Alexander Pawlewski, a 63-year-old Polish national, was found dead on the streets of Rome last month with his sole possessions-- a blanket, and the cardboard box that he used as a bed. The homeless beggar was often seen on the streets of Rome, and he perished from exposure to the cold, reports Catholic News Agency.
Though it's been a month since his death, he has not been forgotten. On Jan. 10, papal almoner Archbishop Konrad Krajewski held a funeral mass for Pawlewski at the university chapel at the Pontifical Urban University. 200 students and many of his homeless friends filled the chapel to mourn him, according to the National Catholic Reporter.

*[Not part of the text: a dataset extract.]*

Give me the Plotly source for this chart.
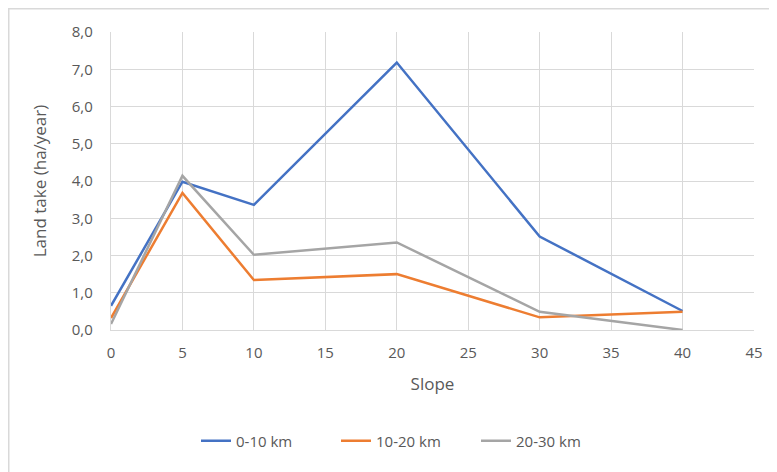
import plotly.graph_objects as go

slope = [0, 5, 10, 20, 30, 40]
km_0_10 = [0.65, 3.98, 3.36, 7.18, 2.51, 0.51]
km_10_20 = [0.32, 3.68, 1.34, 1.50, 0.34, 0.49]
km_20_30 = [0.16, 4.14, 2.02, 2.35, 0.49, 0.00]
series_names = ["0-10 km", "10-20 km", "20-30 km"]
colors = ["#4472C4", "#ED7D31", "#A5A5A5"]

fig = go.Figure()
for name, vals, col in zip(series_names, [km_0_10, km_10_20, km_20_30], colors):
    fig.add_trace(go.Scatter(x=slope, y=vals, mode="lines", name=name,
                             line=dict(color=col, width=2.5)))

# page has an 8px body margin, so figure coordinates = page coordinates - 8
OFF = 8
W, H = 777 - OFF, 472 - OFF
L, R, T, B = 111 - OFF, 754 - OFF, 32 - OFF, 330 - OFF
pw, ph = R - L, B - T

def px_to_paper_x(px):
    return (px - OFF - L) / pw

def px_to_paper_y(py):
    return (B - (py - OFF)) / ph

font_col = "#595959"
fig.update_layout(
    width=W, height=H,
    margin=dict(l=L, r=W - R, t=T, b=H - B),
    paper_bgcolor="white", plot_bgcolor="white",
    font=dict(family="Open Sans", size=15, color=font_col),
    separators=",.",
    showlegend=True,
    legend=dict(orientation="h", x=px_to_paper_x(196), xanchor="left",
                y=px_to_paper_y(441), yanchor="middle",
                font=dict(size=15, color=font_col),
                entrywidth=95, entrywidthmode="pixels",
                traceorder="normal"),
    xaxis=dict(range=[0, 45], dtick=5, tick0=0, showgrid=True, gridcolor="#d9d9d9",
               gridwidth=1.3, showline=True, linecolor="#d9d9d9", linewidth=1.3,
               zeroline=False, ticks="", ticklabelstandoff=9,
               title=dict(text="Slope", font=dict(size=17, color=font_col), standoff=16)),
    yaxis=dict(range=[0, 8], dtick=1, tickformat=".1f", showgrid=True, gridcolor="#d9d9d9",
               gridwidth=1.3, showline=True, linecolor="#d9d9d9", linewidth=1.3,
               zeroline=False, ticks="", ticklabelstandoff=14,
               title=dict(text="Land take (ha/year)", font=dict(size=17, color=font_col), standoff=20)),
    shapes=[dict(type="rect", xref="paper", yref="paper",
                 x0=px_to_paper_x(8.5), x1=px_to_paper_x(800),
                 y0=px_to_paper_y(500), y1=px_to_paper_y(8.5),
                 line=dict(color="#d9d9d9", width=2), fillcolor="rgba(0,0,0,0)", layer="below")],
)

fig.write_html("out.html")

Father Policarpo Nowak of the Vatican Secretariat of State gave the homily, declaring, "Let us defend ourselves from the evil of selfishness and indifference, offering more time to our neighbor, and above all recognizing his full dignity as a child of God." He continued, "Due to the economic, spiritual and moral crisis of today, the hearts of many are frozen and many are dying in inhumane conditions."

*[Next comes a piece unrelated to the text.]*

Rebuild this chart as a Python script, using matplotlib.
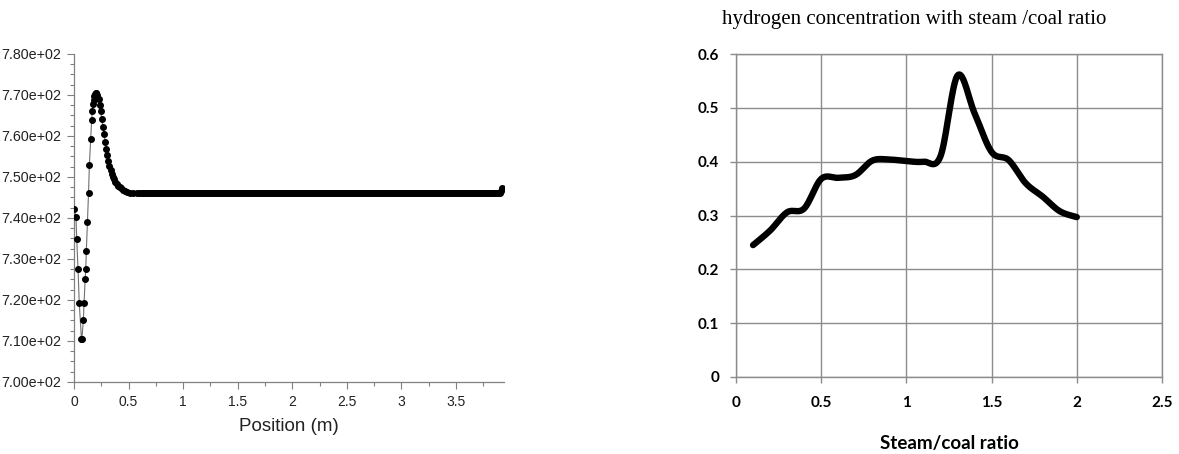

Pawlewski's funeral came about due to the efforts of students at the Urban University, a residence for seminarians from the developing world, who heard about his death and wanted to remember him. The National Catholic Reporter wrote that they asked permission for a funeral from authorities at the university, who agreed to help organize it.
The funeral was held by the Community of Sant'Egidio, a charity which helps the poor, in collaboration with the Pontifical Urban University, reports the National Catholic Register. Carl Santoro of the Community of Sant'Egidio spoke of the alienation of the poor to the Register. He said that loneliness, "is something very common among those who live on the street. They truly suffer because of it.” Friends told the Register that no family member ever took interest in Pawlewski.

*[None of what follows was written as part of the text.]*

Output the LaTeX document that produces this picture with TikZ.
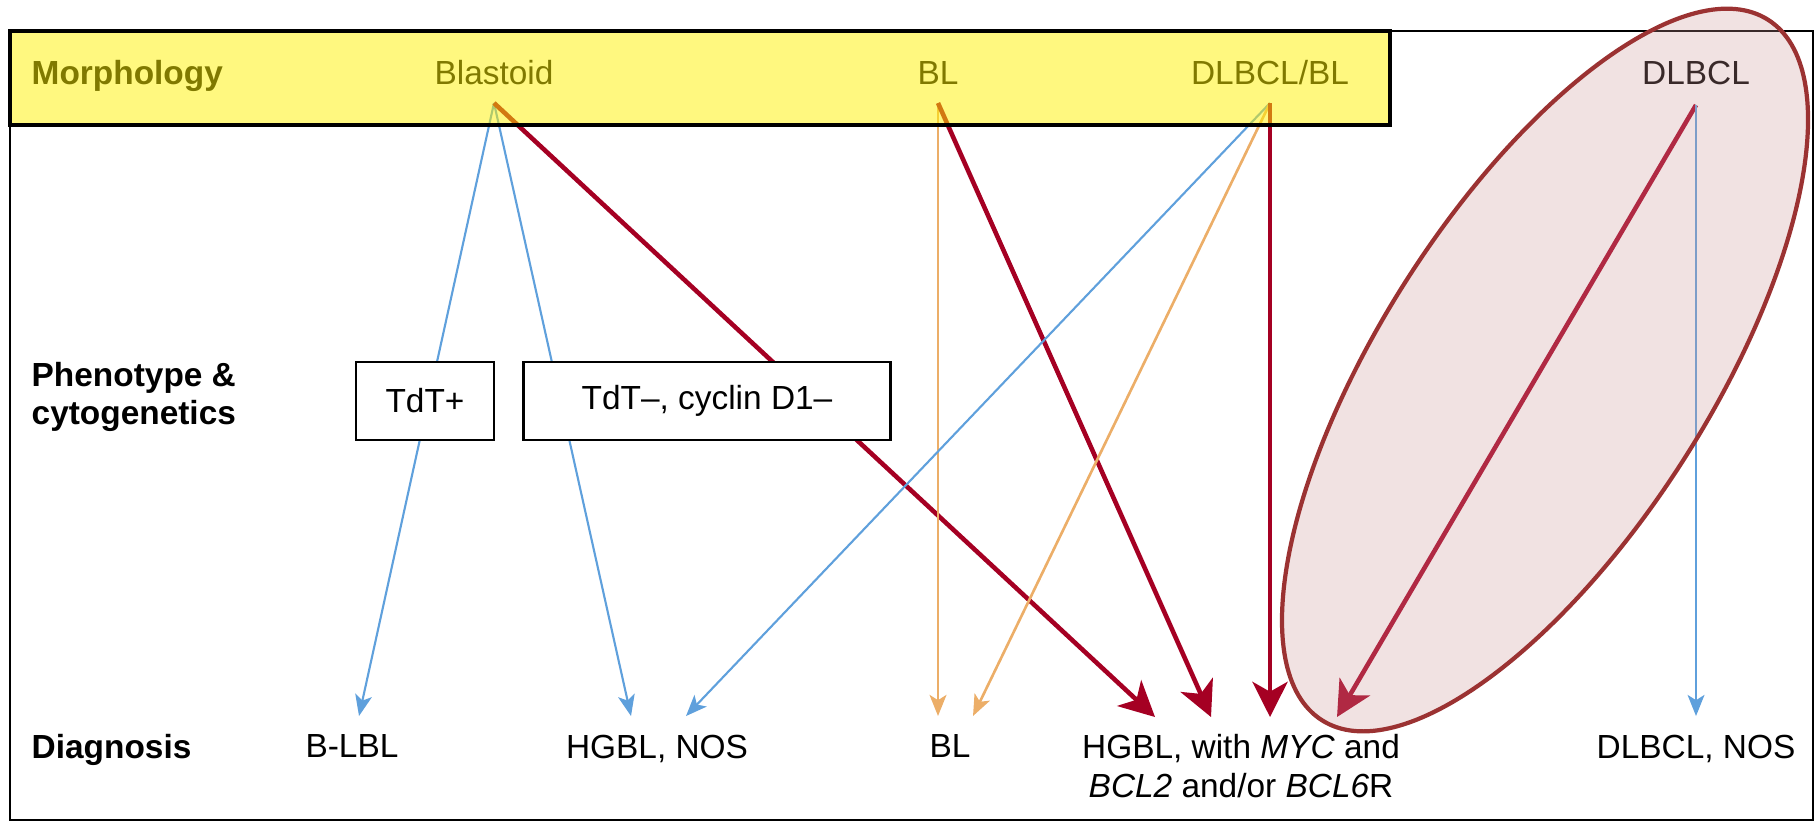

Though he presided over the Mass for Pawlewski, Archbishop Krajewski downplayed his presence at the funeral. "I'm a bishop of the streets," he said to the National Catholic Reporter. "It's normal that I would do this."
Pope Francis has spoken out many times about the importance of caring for the poor and homeless. Fighting poverty and hunger has already become a defining issue of his young papacy. His attitude is clearly making a difference, as in December 2013 a funeral was held for another marginalized person-- homeless trans woman Andrea Quintero, whose remains went unclaimed for month before Jesuits laid her to rest in the Church of the Gesù, the mother church of the order.
“I assure you that the homeless, the poor, are exactly like us and therefore, they have the right to a beautiful funeral, only sometimes these are people who die alone and no one knows of their death,” said Father Nowak, according to CNA.